Let us look at these documents. They are letters from ambassadors to their masters; probably correct, and the more credible since they happen to agree and corroborate one another; still, not so utterly and absolutely reliable as to suffice to remove the doubts engendered by the no less reliable documents whose evidence contradicts them.

The first letters quoted by Gregorovius are from the ambassador Gianandrea Boccaccio to his master, the Duke of Ferrara, in 1493. In these he mentions Cesare Borgia as being sixteen to seventeen years of age at the time. But the very manner of writing—“sixteen to seventeen years”—is a common way of vaguely suggesting age rather than positively stating it. So we may pass that evidence over, as of secondary importance.

Next is a letter from Gerardo Saraceni to the Duke of Ferrara, dated October 26, 1501, and it is more valuable, claiming as it does to be the relation of something which his Holiness told the writer. It is in the post-scriptum that this ambassador says: “The Pope gave me to understand that the said Duchess [Lucrezia Borgia] will complete twenty-two years of age next April, and at that same time the Duke of Romagna will complete his twenty-sixth year.”(1)

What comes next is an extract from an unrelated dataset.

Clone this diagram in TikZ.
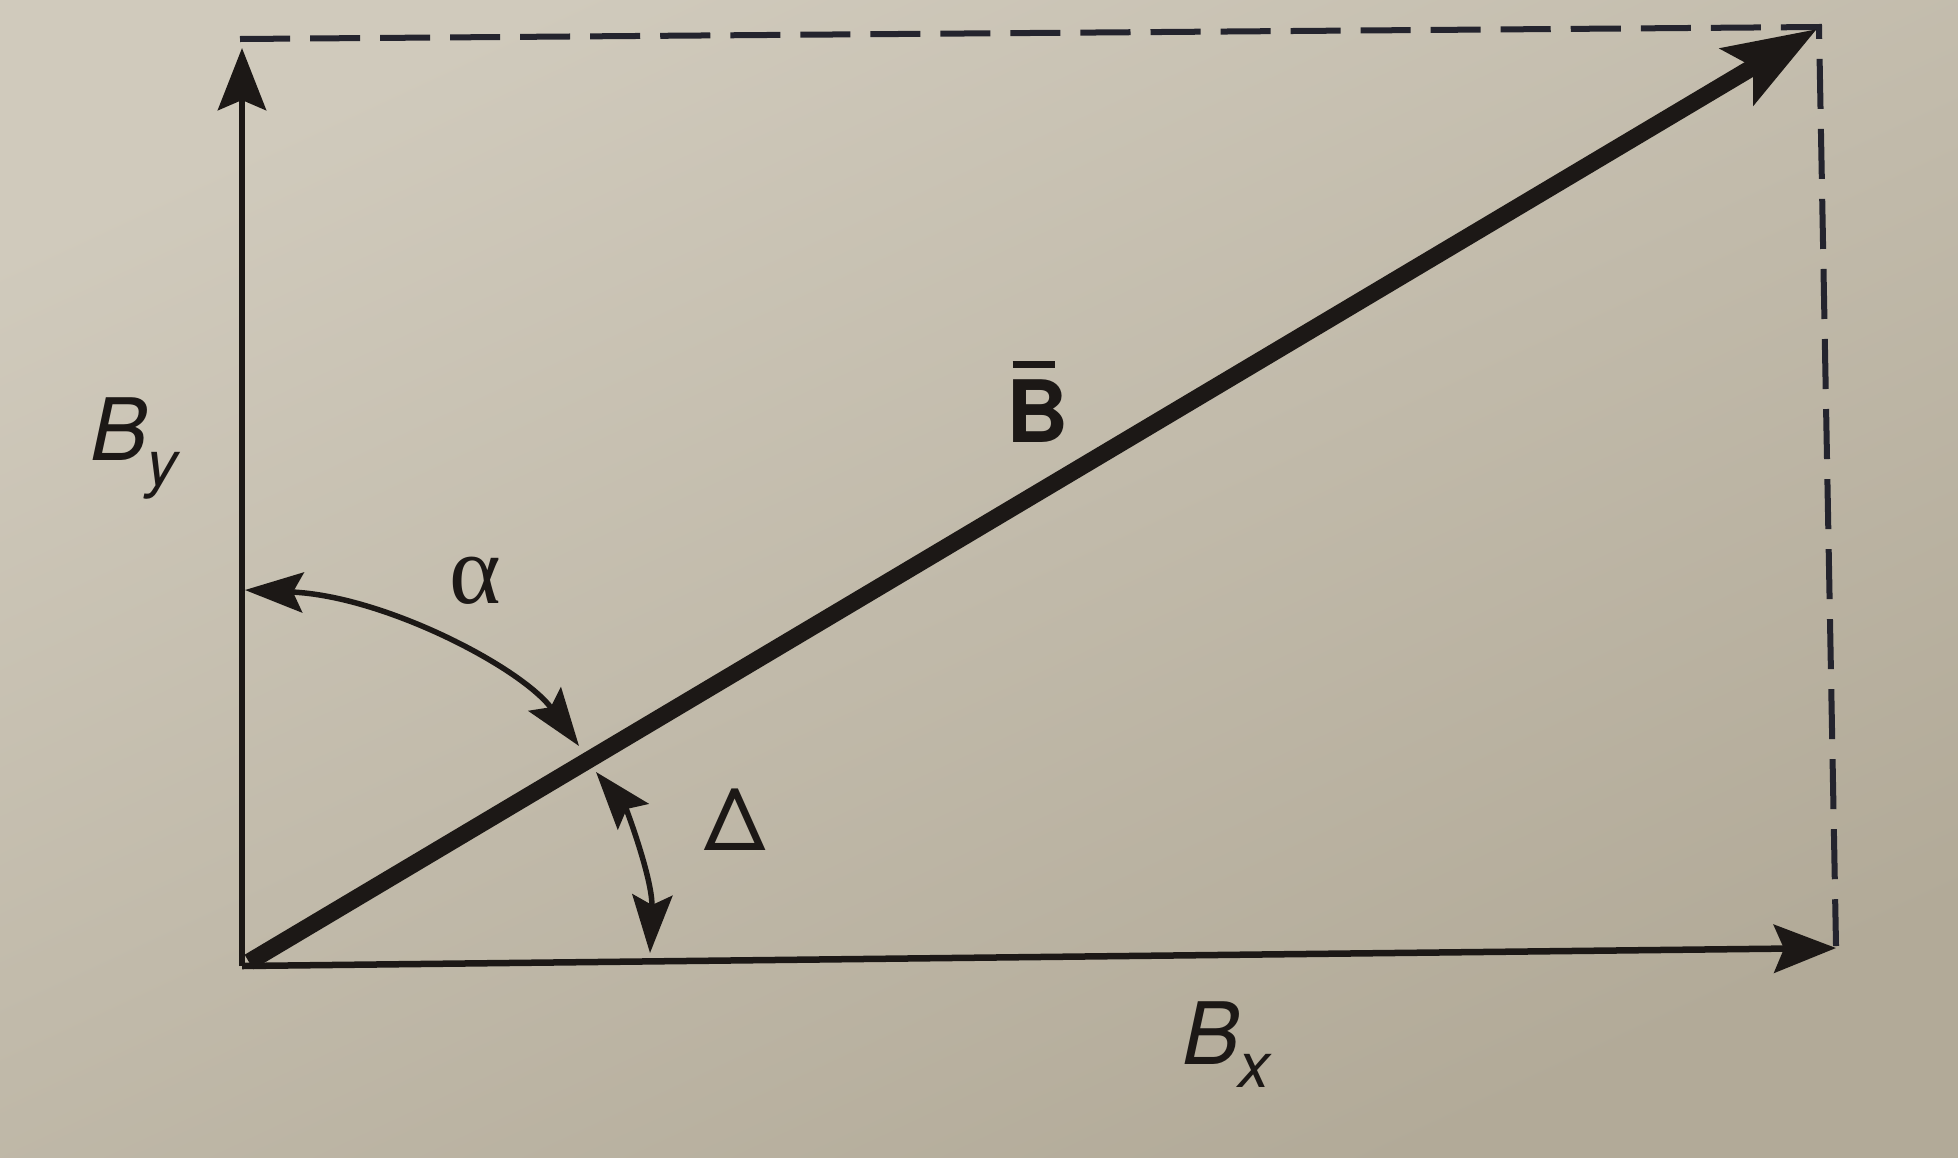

1 “Facendomi intendere the epsa Duchessa é di etá di anni ventidui, li
quali finiranno a questo Aprile; in el qual tempo anche lo Illmo. Duca
di Romagna fornirá anni ventisei.”

This certainly fixes the year of Cesare’s birth as 1476; but we are to remember that Saraceni is speaking of something that the Pope had recently told him; exactly how recently does not transpire. An error would easily be possible in so far as the age of Cesare is concerned. In so far as the age of Lucrezia is concerned, an error is not only possible, but has actually been committed by Saraceni. At least the age given in his letter is wrong by one year, as we know by a legal document drawn up in February of 1491—Lucrezia’s contract of marriage with Don Juan Cherubin de Centelles.(2)

2 A contract never executed.

According to this protocol in old Spanish, dated February 26, 1491, Lucrezia completed her twelfth year on April 19, 1491,(3) which definitely and positively gives us the date of her birth as April 19, 1479.

3 “Item mes attenent que dita Dona Lucretia a XVIIII de Abril prop.
vinent entrará in edat de dotze anys.”

A quite extraordinary error is that made by Gregorovius when he says that Lucrezia Borgia was born on April 18, 1480, extraordinary considering that he made it apparently with this very protocol under his eyes, and cites it, in fact (Document IV in the Appendix to his Lucrezia Borgia) as his authority.

To return, however, to Cesare and Giovanni, there is yet another evidence quoted by Gregorovius in support of his contention that the latter was the elder and born in 1474; but it is of the same nature and of no more, nor less, value than those already mentioned.